The wise do not focus on the temporary things but on the eternal things, knowing that it is the Spirit that gives life the flesh profits nothing (John 6:63). There is no need to lament about what is lost because there are greater things ahead, greater objectives to achieve, and reward unlimited.

Paul said everyone will receive his reward from God, according to what his work shall be. That is why it is required in stewards that they are found faithful. Paul sent a message to Archippus to ensure that he fulfils the ministry that he has from the Lord (Colossians 4:17), he spoke of Demas that he got distracted from the way of the lord, from his service to pursue pecuniary gains (2Timothy 4:10), he valued natural gain more that spiritual gain.

Talking about reward Paul said that you don’t muzzle the ox that threshes the grain, and it is the farmer who plants that will first eat of the fruit of the farm (1Corinthians 9:1-14). That means you get to share in the positive things that the service that you performed achieved.

Paul said that if he has sown spiritual things to the people he has the right to reap their carnal, natural things from them; he has the right to their natural goods. He commended the Philippians church for their offering to him, as a responding to his need, as he has been a father to them, a spiritual father (Philippians 4:15-20), bringing them spiritual benefit.

Paul also said those who serve at the altar should eat of the altar, in an allusion to the Old Testament where the priest which helps the people with their connection with God, their relationship with God, gets to partake of what the worshippers of God brings to God, as they respond to God’s.

When they give directly to the men of God it is like a sweet smelling savour to God (indirectly they are giving to God), and he will reward the giver for being a channel of reward for the man of God (for his spiritual service), and the cycle goes on.

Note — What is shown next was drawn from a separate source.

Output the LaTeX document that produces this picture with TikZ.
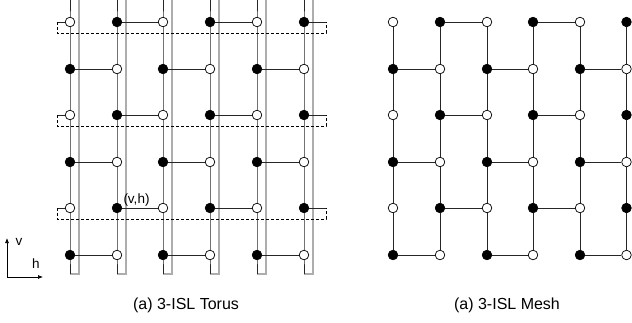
\documentclass[tikz,border=0pt]{standalone}
\usepackage{fontspec}
\setmainfont{Liberation Sans}
\usetikzlibrary{backgrounds,arrows.meta}
\begin{document}
\begin{tikzpicture}[x=1pt,y=-1pt,
  vtx/.style={circle,draw=black,line width=0.7pt,minimum size=9.6pt,inner sep=0pt},
  wvtx/.style={vtx,fill=white},
  bvtx/.style={vtx,fill=black},
  link/.style={draw=black!85,line width=0.8pt},
  wrapv/.style={draw=black!32,line width=1.1pt},
  wraph/.style={draw=black,line width=0.7pt,dash pattern=on 3pt off 2pt},
  axisarrow/.style={draw=black,line width=0.7pt,-{Latex[length=5pt,width=4pt]}},
  lbl/.style={font=\fontsize{13.5}{15}\selectfont,inner sep=0pt},
  caption/.style={font=\fontsize{16}{18}\selectfont,inner sep=0pt}]
\useasboundingbox (0,0) rectangle (632,322);

% ---- vertices of both grids (checkerboard colouring) ----
\foreach \r/\y in {0/22,1/69,2/115,3/162,4/208,5/255} {
  \foreach \c/\x/\mx in {0/70/393,1/117/440,2/163/487,3/210/533,4/257/580,5/304/626.5} {
    \pgfmathtruncatemacro\oddsum{mod(\r+\c,2)}
    \ifnum\oddsum=1
      \node[bvtx] (t-\r-\c) at (\x,\y) {};
      \node[bvtx] (m-\r-\c) at (\mx,\y) {};
    \else
      \node[wvtx] (t-\r-\c) at (\x,\y) {};
      \node[wvtx] (m-\r-\c) at (\mx,\y) {};
    \fi
  }
}

% ---- torus: column links with their wrap-around loops ----
\foreach \c/\x in {0/70,1/117,2/163,3/210,4/257,5/304} {
  \coordinate (t-top-\c) at (\x,0);
  \coordinate (t-bot-\c) at (\x,274);
}
% ---- torus: row wrap-around end points ----
\foreach \r/\y in {0/22,2/115,4/208} {
  \coordinate (t-wl-\r) at (57,\y);
  \coordinate (t-wr-\r) at (326,\y);
}

\begin{scope}[on background layer]
  \foreach \c in {0,...,5} {
    \draw[wrapv] (t-bot-\c) -- ([xshift=9pt]t-bot-\c) -- ([xshift=9pt]t-top-\c);
    \draw[link] (t-top-\c) -- (t-0-\c.center) -- (t-1-\c.center) -- (t-2-\c.center)
      -- (t-3-\c.center) -- (t-4-\c.center) -- (t-5-\c.center) -- (t-bot-\c);
    \draw[link] (m-0-\c) -- (m-1-\c) -- (m-2-\c) -- (m-3-\c) -- (m-4-\c) -- (m-5-\c);
  }
  % horizontal links, odd rows
  \foreach \r in {1,3,5} {
    \foreach \a/\b in {0/1,2/3,4/5} {
      \draw[link] (t-\r-\a) -- (t-\r-\b);
      \draw[link] (m-\r-\a) -- (m-\r-\b);
    }
  }
  % horizontal links, even rows
  \foreach \r in {0,2,4} {
    \foreach \a/\b in {1/2,3/4} {
      \draw[link] (t-\r-\a) -- (t-\r-\b);
      \draw[link] (m-\r-\a) -- (m-\r-\b);
    }
    \draw[link] (t-\r-0) -- (t-wl-\r);
    \draw[link] (t-\r-5) -- (t-wr-\r);
    \draw[wraph] (t-wl-\r) -- ++(0,11) -| (t-wr-\r);
  }
\end{scope}

\node[lbl,anchor=base] (vh) at (136.5,203) {(v,h)};

% ---- axis indicator ----
\coordinate (ax-o) at (7,277);
\coordinate (ax-v) at (7,238);
\coordinate (ax-h) at (43,277);
\draw[axisarrow] (ax-o) -- (ax-v);
\draw[axisarrow] (ax-o) -- (ax-h);
\node[lbl] (lab-v) at (19,242) {v};
\node[lbl] (lab-h) at (36,264) {h};

% ---- captions ----
\node[caption] (cap-t) at (186,305) {(a) 3-ISL Torus};
\node[caption] (cap-m) at (507,305) {(a) 3-ISL Mesh};
\end{tikzpicture}
\end{document}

The bible says that the he who gives to the poor lends to the Lord (Proverbs 19:17), which means that God will reward such acts of selflessness. Jesus pushed for this kind of selfless attitude, telling the people that when they hold a feast they should invite the poor who may not have the opportunity to invite them in turn, and then their reward will come from God in big way (Luke 12-14).

In another place Jesus said that whoever gives a prophet a cup of water because he is a prophet will reap a prophet’s reward (Matthew 10:40-41). For helping the prophet with their physical needs, or some other messengers of God, you join yourself to him for whatever reward that is his for his service, since you have assisted him in that service.